Written instruction — Collect all the lines that mention the word "matplotlib".

Given entries —
____

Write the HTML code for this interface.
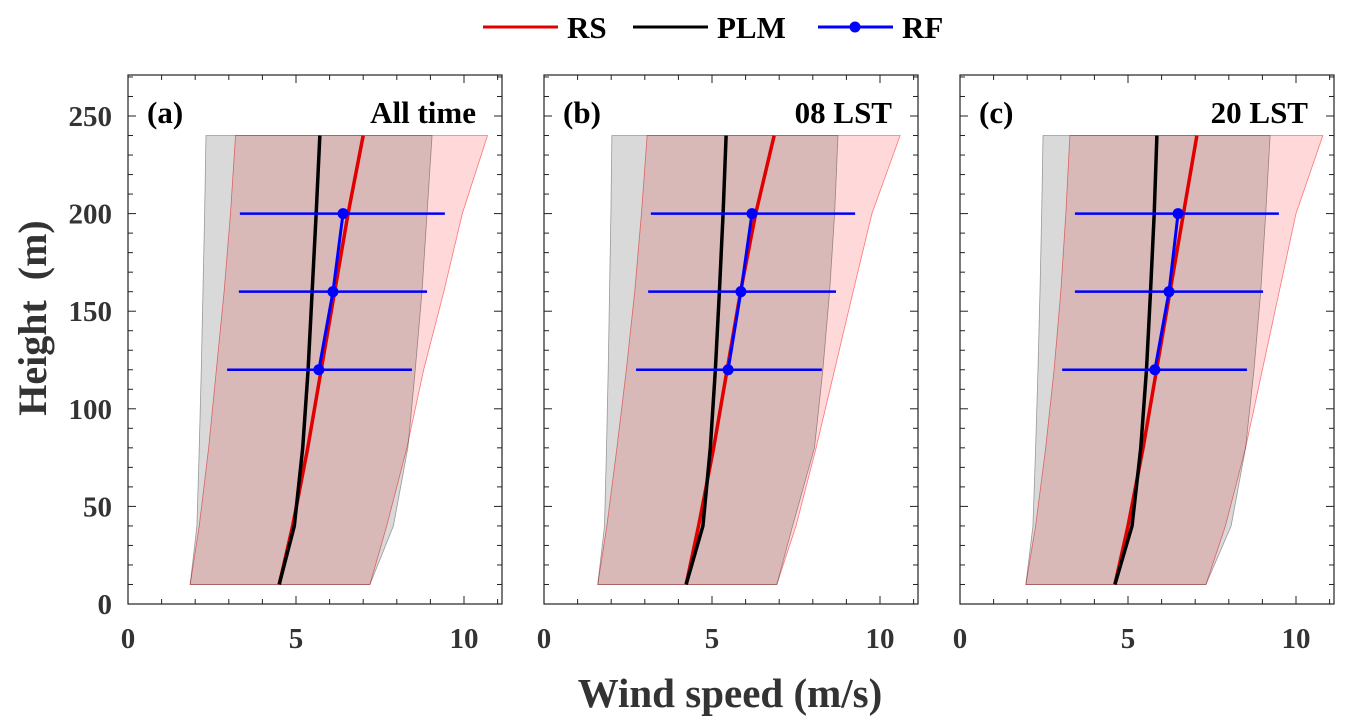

____

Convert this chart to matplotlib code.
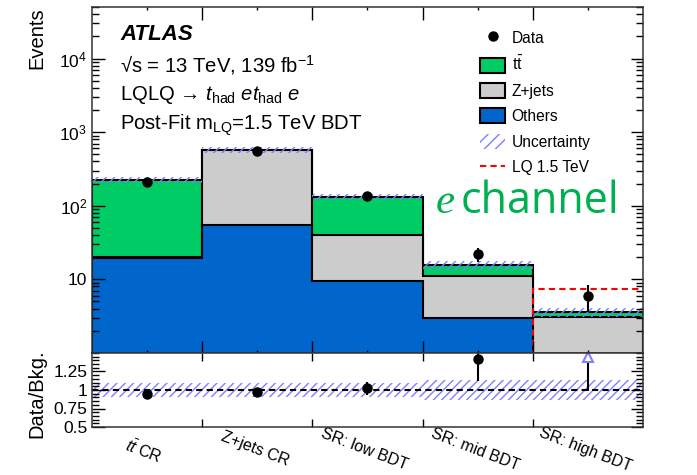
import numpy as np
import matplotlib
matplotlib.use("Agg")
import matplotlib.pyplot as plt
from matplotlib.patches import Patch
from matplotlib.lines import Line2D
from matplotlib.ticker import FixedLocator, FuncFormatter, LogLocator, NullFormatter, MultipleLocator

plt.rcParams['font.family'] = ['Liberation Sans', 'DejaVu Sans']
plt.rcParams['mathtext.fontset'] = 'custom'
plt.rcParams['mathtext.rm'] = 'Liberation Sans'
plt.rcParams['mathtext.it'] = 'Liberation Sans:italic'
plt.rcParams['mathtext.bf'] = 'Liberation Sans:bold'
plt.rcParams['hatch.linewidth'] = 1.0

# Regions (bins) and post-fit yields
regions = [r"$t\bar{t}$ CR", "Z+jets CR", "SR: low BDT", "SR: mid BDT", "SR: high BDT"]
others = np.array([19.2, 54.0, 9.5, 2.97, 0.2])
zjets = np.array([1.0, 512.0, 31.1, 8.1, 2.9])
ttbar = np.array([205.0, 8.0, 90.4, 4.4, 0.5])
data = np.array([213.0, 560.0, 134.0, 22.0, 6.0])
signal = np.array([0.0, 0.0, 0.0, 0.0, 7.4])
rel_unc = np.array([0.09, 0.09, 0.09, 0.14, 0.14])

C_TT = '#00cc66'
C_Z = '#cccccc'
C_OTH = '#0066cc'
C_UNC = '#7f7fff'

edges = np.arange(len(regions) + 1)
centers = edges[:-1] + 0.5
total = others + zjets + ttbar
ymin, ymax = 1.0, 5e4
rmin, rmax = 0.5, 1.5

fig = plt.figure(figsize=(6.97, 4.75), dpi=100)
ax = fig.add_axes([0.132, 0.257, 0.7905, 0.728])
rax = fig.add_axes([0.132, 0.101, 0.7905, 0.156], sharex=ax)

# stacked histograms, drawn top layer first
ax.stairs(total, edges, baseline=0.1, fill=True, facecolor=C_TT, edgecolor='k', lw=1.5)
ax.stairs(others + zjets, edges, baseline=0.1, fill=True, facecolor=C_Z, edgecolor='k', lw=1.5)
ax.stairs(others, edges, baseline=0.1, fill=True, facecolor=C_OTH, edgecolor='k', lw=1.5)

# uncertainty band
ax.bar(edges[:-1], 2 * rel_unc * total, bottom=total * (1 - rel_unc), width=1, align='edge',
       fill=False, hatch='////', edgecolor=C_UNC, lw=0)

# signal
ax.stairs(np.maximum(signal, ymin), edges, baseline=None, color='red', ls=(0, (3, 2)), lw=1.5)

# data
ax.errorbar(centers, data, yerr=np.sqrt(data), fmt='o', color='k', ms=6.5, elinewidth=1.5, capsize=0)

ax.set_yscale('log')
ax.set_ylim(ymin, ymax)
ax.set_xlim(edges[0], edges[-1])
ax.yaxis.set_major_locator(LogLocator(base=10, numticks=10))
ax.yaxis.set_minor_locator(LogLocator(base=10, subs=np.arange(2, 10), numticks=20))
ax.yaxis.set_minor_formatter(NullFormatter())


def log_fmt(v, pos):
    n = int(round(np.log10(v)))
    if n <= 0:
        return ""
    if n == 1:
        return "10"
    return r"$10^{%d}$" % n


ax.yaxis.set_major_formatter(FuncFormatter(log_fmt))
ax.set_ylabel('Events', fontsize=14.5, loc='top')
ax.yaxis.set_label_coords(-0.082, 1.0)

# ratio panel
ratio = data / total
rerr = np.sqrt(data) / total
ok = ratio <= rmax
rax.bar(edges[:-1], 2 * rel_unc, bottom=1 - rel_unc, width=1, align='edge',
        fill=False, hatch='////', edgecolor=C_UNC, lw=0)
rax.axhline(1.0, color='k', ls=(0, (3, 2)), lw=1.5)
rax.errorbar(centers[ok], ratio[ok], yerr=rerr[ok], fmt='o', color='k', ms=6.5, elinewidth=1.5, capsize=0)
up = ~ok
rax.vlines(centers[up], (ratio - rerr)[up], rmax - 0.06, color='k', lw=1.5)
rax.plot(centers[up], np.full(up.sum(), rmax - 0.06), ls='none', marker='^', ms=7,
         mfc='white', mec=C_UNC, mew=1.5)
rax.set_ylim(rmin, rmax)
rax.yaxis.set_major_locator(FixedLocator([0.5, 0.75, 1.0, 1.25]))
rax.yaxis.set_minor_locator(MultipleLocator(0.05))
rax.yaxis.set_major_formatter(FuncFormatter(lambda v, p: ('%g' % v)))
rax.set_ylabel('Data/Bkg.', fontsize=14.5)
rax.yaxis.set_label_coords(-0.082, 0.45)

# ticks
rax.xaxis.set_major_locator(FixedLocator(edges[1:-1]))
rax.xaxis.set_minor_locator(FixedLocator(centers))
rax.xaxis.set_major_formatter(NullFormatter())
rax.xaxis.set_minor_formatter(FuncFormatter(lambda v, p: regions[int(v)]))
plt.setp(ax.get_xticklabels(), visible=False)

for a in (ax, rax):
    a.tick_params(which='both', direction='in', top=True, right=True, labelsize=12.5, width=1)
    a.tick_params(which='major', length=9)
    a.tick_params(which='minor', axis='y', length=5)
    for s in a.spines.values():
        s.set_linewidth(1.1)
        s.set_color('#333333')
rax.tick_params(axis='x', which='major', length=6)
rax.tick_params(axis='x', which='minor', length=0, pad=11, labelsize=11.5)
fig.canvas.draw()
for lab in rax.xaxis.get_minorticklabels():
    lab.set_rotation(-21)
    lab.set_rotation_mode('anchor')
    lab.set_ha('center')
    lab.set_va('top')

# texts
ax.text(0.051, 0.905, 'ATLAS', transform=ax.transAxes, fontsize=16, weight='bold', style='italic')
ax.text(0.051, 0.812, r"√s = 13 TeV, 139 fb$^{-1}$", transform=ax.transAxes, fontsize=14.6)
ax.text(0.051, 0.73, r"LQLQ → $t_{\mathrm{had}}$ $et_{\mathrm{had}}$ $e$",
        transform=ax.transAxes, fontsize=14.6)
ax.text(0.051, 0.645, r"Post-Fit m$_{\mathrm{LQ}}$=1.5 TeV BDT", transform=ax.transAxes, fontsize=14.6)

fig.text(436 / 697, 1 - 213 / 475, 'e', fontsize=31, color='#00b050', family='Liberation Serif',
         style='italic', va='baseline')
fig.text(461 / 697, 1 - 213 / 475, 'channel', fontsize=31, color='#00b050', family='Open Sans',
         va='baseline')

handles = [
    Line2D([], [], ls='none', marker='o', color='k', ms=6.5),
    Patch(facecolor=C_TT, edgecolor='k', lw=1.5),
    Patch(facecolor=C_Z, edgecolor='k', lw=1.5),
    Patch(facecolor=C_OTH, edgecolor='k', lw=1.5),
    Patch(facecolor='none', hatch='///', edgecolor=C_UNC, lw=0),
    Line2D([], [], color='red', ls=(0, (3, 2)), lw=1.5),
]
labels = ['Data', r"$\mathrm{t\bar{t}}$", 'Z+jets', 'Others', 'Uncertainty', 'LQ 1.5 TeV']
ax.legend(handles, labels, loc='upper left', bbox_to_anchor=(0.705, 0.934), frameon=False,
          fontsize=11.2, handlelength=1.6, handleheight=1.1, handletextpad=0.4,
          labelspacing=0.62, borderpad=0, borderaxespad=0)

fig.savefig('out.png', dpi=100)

____

Solution to the problem —
Convert this chart to matplotlib code.
import matplotlib
matplotlib.use("Agg")
import matplotlib.pyplot as plt
from matplotlib.patches import Patch
from matplotlib.lines import Line2D
from matplotlib.ticker import FixedLocator, FuncFormatter, LogLocator, NullFormatter, MultipleLocator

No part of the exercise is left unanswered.